Ao final, Sidarta Ribeiro faz questão de ressaltar que foram Freud e Jung que criaram as bases para acreditarmos que os sonhos emergem do inconsciente, a fim de descrever situações presentes e possíveis alternativas futuras, através de exercícios magistrais de intuição, dedução e abdução. Coube à neurociência começar a ressuscitar a psicologia profunda, conferindo-lhe a "cientificidade" tão almejada pelos céticos. Aliás, sendo mais específico, o autor assinala a emergência de uma "nova psiquiatria", a partir da constatação de que os psicodélicos serotoninérgicos clássicos estão entre as substâncias que melhor emulam o estado onírico, fortalecendo processos de consciência primária. Psicodélicos como lsd, ayahuasca (harmalina), psilocibina, ibogaína e mdma (presente no ecstasy) vêm sendo usados com rigor científico, associados à psicoterapia, para tratar estados depressivos, dependências químicas e estresses pós-traumáticos, como extensamente discutido na conferência Breaking Convention, encerrada em 18 de agosto de 2019, no Imperial College de Londres.

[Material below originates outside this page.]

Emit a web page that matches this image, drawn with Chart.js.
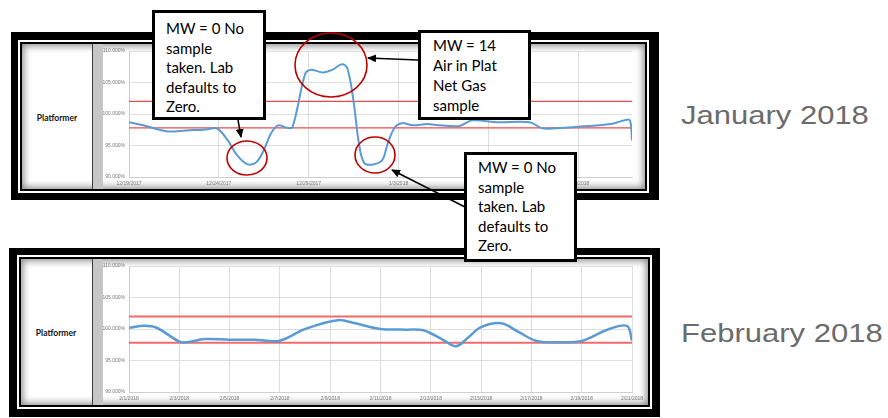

Para terminar, gostaria de sugerir que um dos maiores problemas do analista é convencer o analisando de que ele não é um oráculo. Talvez pudéssemos parafrasear a Esfinge edípica e perguntar: "O que é que fala como oráculo, aparenta ter a premonição de oráculo e, a contragosto, não consegue se desvencilhar desse rótulo?". Resposta: o psicanalista, mas com uma ressalva importante: "Se você me devorar, eu te decifrarei, mostrando que qualquer transeunte com quem você cruzar em seu caminho será alucinadamente enxergado como um oráculo".